── Data section
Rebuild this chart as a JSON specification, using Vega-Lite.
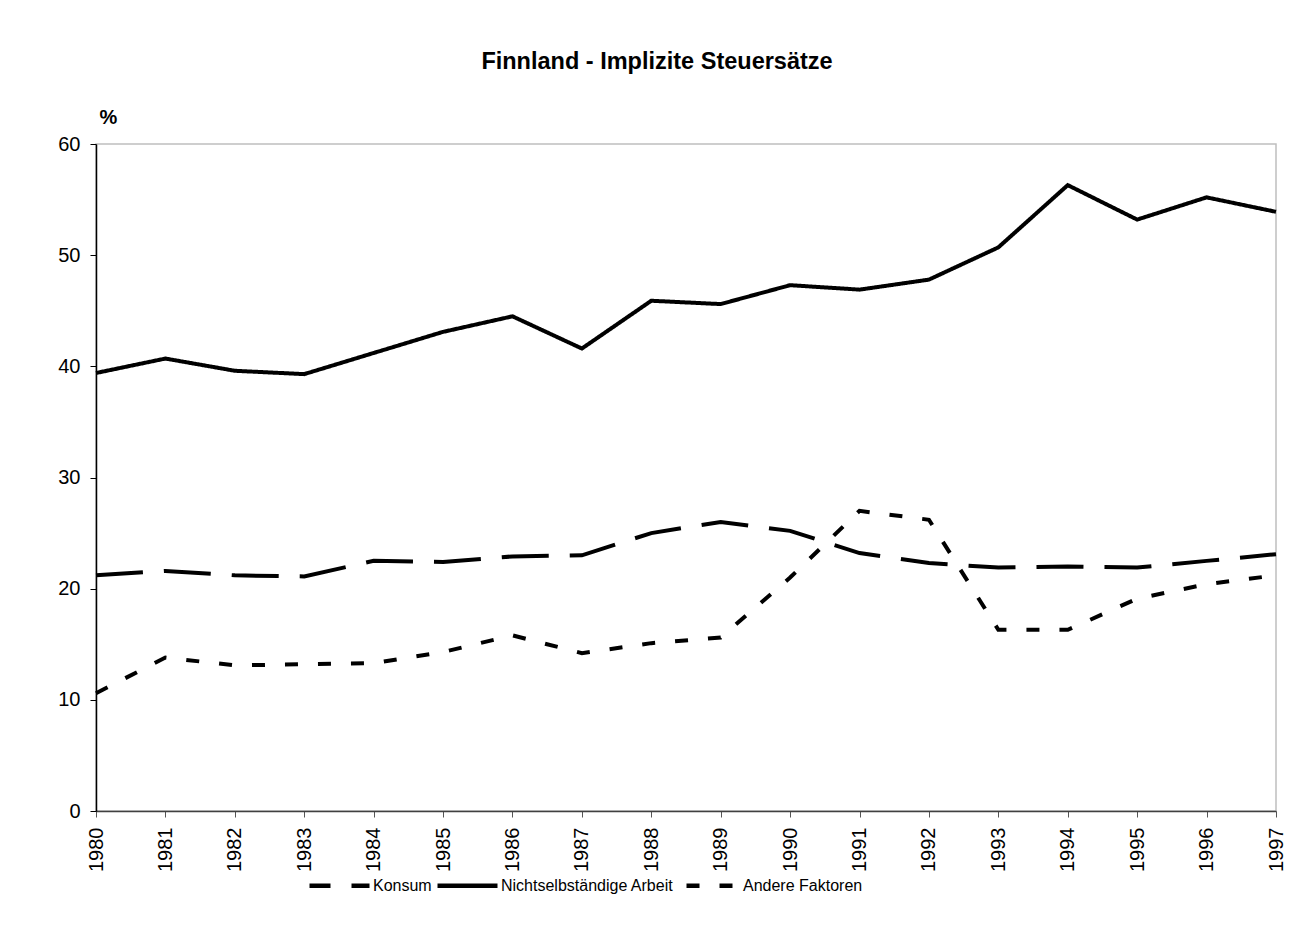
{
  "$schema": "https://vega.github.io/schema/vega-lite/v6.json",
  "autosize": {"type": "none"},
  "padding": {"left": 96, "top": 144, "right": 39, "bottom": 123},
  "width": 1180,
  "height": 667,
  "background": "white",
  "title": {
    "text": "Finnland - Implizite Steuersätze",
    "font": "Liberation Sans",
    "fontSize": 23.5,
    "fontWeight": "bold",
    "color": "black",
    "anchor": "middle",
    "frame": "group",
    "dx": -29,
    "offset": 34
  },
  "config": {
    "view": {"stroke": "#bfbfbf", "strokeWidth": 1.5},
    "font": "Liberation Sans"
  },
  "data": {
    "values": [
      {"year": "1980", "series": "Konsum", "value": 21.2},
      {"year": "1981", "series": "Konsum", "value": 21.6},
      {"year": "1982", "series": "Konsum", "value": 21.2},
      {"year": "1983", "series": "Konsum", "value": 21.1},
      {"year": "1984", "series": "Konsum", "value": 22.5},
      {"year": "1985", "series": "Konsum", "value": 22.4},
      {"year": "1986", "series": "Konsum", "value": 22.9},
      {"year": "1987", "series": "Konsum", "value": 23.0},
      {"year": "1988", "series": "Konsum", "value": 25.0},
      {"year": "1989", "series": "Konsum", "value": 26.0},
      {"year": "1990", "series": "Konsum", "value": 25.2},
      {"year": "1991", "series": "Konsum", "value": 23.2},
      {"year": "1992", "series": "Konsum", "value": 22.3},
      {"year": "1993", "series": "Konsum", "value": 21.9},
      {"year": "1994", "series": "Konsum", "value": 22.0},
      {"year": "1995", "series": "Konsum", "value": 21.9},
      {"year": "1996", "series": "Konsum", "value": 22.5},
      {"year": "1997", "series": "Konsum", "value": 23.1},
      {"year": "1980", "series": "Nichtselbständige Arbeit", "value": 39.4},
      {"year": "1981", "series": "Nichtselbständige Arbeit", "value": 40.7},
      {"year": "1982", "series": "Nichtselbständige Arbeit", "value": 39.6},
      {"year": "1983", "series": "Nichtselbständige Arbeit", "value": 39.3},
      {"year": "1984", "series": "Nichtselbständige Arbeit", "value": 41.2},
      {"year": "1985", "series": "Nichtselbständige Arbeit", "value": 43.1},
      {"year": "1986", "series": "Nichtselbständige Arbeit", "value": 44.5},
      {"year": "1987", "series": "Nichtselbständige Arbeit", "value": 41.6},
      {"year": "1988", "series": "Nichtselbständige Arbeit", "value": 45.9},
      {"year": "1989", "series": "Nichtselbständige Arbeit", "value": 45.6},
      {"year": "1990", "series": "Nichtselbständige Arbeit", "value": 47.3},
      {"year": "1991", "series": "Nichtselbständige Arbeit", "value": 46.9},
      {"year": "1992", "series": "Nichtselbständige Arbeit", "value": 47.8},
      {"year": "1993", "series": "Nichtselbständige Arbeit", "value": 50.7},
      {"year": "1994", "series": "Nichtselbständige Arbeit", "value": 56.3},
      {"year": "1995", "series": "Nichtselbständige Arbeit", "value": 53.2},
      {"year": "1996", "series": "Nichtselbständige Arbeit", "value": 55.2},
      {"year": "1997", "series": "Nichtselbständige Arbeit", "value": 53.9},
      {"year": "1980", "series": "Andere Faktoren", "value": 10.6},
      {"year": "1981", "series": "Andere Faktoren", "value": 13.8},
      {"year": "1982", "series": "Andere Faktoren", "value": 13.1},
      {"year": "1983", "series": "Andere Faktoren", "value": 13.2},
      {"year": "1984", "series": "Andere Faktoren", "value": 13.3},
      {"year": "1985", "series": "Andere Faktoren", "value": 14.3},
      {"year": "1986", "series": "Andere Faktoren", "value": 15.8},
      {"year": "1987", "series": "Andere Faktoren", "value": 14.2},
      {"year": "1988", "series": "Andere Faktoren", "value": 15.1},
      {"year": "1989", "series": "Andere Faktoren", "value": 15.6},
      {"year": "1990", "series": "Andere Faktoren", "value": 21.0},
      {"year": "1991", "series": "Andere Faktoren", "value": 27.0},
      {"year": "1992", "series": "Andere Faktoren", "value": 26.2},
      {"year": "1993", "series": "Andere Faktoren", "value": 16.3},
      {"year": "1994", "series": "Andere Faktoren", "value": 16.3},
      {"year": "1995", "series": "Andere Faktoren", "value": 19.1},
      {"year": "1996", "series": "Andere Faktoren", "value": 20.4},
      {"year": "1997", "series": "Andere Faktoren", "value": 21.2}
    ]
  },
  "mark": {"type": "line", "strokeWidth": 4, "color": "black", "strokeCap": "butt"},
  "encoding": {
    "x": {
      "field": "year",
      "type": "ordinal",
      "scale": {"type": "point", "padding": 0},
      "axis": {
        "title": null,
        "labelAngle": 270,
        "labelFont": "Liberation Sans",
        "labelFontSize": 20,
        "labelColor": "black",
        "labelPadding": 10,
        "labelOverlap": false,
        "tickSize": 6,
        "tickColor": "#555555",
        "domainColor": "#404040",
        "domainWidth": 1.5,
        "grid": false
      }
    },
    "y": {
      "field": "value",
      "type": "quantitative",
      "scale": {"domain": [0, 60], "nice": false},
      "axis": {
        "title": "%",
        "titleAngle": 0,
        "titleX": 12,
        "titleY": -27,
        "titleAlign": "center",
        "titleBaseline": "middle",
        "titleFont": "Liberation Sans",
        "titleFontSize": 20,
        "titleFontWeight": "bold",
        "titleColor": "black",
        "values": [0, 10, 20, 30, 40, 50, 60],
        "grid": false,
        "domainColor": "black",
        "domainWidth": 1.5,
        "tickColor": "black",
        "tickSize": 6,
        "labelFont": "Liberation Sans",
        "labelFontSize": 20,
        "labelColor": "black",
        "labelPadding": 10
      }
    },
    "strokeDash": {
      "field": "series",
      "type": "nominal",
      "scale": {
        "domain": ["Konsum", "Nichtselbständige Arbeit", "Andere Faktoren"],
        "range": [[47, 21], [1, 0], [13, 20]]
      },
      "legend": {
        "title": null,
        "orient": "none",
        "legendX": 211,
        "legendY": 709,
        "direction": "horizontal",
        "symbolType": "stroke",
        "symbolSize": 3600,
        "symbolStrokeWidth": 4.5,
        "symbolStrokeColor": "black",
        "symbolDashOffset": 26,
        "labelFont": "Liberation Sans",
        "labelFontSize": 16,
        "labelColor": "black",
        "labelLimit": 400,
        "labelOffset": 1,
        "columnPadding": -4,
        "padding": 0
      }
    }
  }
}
────
**Direction**
The data above needs to be retyped exactly, with the images left out.

**Answer for this exercise**
Rebuild this chart as a JSON specification, using Vega-Lite.
{
  "$schema": "https://vega.github.io/schema/vega-lite/v6.json",
  "autosize": {"type": "none"},
  "padding": {"left": 96, "top": 144, "right": 39, "bottom": 123},
  "width": 1180,
  "height": 667,
  "background": "white",
  "title": {
    "text": "Finnland - Implizite Steuersätze",
    "font": "Liberation Sans",
    "fontSize": 23.5,
    "fontWeight": "bold",
    "color": "black",
    "anchor": "middle",
    "frame": "group",
    "dx": -29,
    "offset": 34
  },
  "config": {
    "view": {"stroke": "#bfbfbf", "strokeWidth": 1.5},
    "font": "Liberation Sans"
  },
  "data": {
    "values": [
      {"year": "1980", "series": "Konsum", "value": 21.2},
      {"year": "1981", "series": "Konsum", "value": 21.6},
      {"year": "1982", "series": "Konsum", "value": 21.2},
      {"year": "1983", "series": "Konsum", "value": 21.1},
      {"year": "1984", "series": "Konsum", "value": 22.5},
      {"year": "1985", "series": "Konsum", "value": 22.4},
      {"year": "1986", "series": "Konsum", "value": 22.9},
      {"year": "1987", "series": "Konsum", "value": 23.0},
      {"year": "1988", "series": "Konsum", "value": 25.0},
      {"year": "1989", "series": "Konsum", "value": 26.0},
      {"year": "1990", "series": "Konsum", "value": 25.2},
      {"year": "1991", "series": "Konsum", "value": 23.2},
      {"year": "1992", "series": "Konsum", "value": 22.3},
      {"year": "1993", "series": "Konsum", "value": 21.9},
      {"year": "1994", "series": "Konsum", "value": 22.0},
      {"year": "1995", "series": "Konsum", "value": 21.9},
      {"year": "1996", "series": "Konsum", "value": 22.5},
      {"year": "1997", "series": "Konsum", "value": 23.1},
      {"year": "1980", "series": "Nichtselbständige Arbeit", "value": 39.4},
      {"year": "1981", "series": "Nichtselbständige Arbeit", "value": 40.7},
      {"year": "1982", "series": "Nichtselbständige Arbeit", "value": 39.6},
      {"year": "1983", "series": "Nichtselbständige Arbeit", "value": 39.3},
      {"year": "1984", "series": "Nichtselbständige Arbeit", "value": 41.2},
      {"year": "1985", "series": "Nichtselbständige Arbeit", "value": 43.1},
      {"year": "1986", "series": "Nichtselbständige Arbeit", "value": 44.5},
      {"year": "1987", "series": "Nichtselbständige Arbeit", "value": 41.6},
      {"year": "1988", "series": "Nichtselbständige Arbeit", "value": 45.9},
      {"year": "1989", "series": "Nichtselbständige Arbeit", "value": 45.6},
      {"year": "1990", "series": "Nichtselbständige Arbeit", "value": 47.3},
      {"year": "1991", "series": "Nichtselbständige Arbeit", "value": 46.9},
      {"year": "1992", "series": "Nichtselbständige Arbeit", "value": 47.8},
      {"year": "1993", "series": "Nichtselbständige Arbeit", "value": 50.7},
      {"year": "1994", "series": "Nichtselbständige Arbeit", "value": 56.3},
      {"year": "1995", "series": "Nichtselbständige Arbeit", "value": 53.2},
      {"year": "1996", "series": "Nichtselbständige Arbeit", "value": 55.2},
      {"year": "1997", "series": "Nichtselbständige Arbeit", "value": 53.9},
      {"year": "1980", "series": "Andere Faktoren", "value": 10.6},
      {"year": "1981", "series": "Andere Faktoren", "value": 13.8},
      {"year": "1982", "series": "Andere Faktoren", "value": 13.1},
      {"year": "1983", "series": "Andere Faktoren", "value": 13.2},
      {"year": "1984", "series": "Andere Faktoren", "value": 13.3},
      {"year": "1985", "series": "Andere Faktoren", "value": 14.3},
      {"year": "1986", "series": "Andere Faktoren", "value": 15.8},
      {"year": "1987", "series": "Andere Faktoren", "value": 14.2},
      {"year": "1988", "series": "Andere Faktoren", "value": 15.1},
      {"year": "1989", "series": "Andere Faktoren", "value": 15.6},
      {"year": "1990", "series": "Andere Faktoren", "value": 21.0},
      {"year": "1991", "series": "Andere Faktoren", "value": 27.0},
      {"year": "1992", "series": "Andere Faktoren", "value": 26.2},
      {"year": "1993", "series": "Andere Faktoren", "value": 16.3},
      {"year": "1994", "series": "Andere Faktoren", "value": 16.3},
      {"year": "1995", "series": "Andere Faktoren", "value": 19.1},
      {"year": "1996", "series": "Andere Faktoren", "value": 20.4},
      {"year": "1997", "series": "Andere Faktoren", "value": 21.2}
    ]
  },
  "mark": {"type": "line", "strokeWidth": 4, "color": "black", "strokeCap": "butt"},
  "encoding": {
    "x": {
      "field": "year",
      "type": "ordinal",
      "scale": {"type": "point", "padding": 0},
      "axis": {
        "title": null,
        "labelAngle": 270,
        "labelFont": "Liberation Sans",
        "labelFontSize": 20,
        "labelColor": "black",
        "labelPadding": 10,
        "labelOverlap": false,
        "tickSize": 6,
        "tickColor": "#555555",
        "domainColor": "#404040",
        "domainWidth": 1.5,
        "grid": false
      }
    },
    "y": {
      "field": "value",
      "type": "quantitative",
      "scale": {"domain": [0, 60], "nice": false},
      "axis": {
        "title": "%",
        "titleAngle": 0,
        "titleX": 12,
        "titleY": -27,
        "titleAlign": "center",
        "titleBaseline": "middle",
        "titleFont": "Liberation Sans",
        "titleFontSize": 20,
        "titleFontWeight": "bold",
        "titleColor": "black",
        "values": [0, 10, 20, 30, 40, 50, 60],
        "grid": false,
        "domainColor": "black",
        "domainWidth": 1.5,
        "tickColor": "black",
        "tickSize": 6,
        "labelFont": "Liberation Sans",
        "labelFontSize": 20,
        "labelColor": "black",
        "labelPadding": 10
      }
    },
    "strokeDash": {
      "field": "series",
      "type": "nominal",
      "scale": {
        "domain": ["Konsum", "Nichtselbständige Arbeit", "Andere Faktoren"],
        "range": [[47, 21], [1, 0], [13, 20]]
      },
      "legend": {
        "title": null,
        "orient": "none",
        "legendX": 211,
        "legendY": 709,
        "direction": "horizontal",
        "symbolType": "stroke",
        "symbolSize": 3600,
        "symbolStrokeWidth": 4.5,
        "symbolStrokeColor": "black",
        "symbolDashOffset": 26,
        "labelFont": "Liberation Sans",
        "labelFontSize": 16,
        "labelColor": "black",
        "labelLimit": 400,
        "labelOffset": 1,
        "columnPadding": -4,
        "padding": 0
      }
    }
  }
}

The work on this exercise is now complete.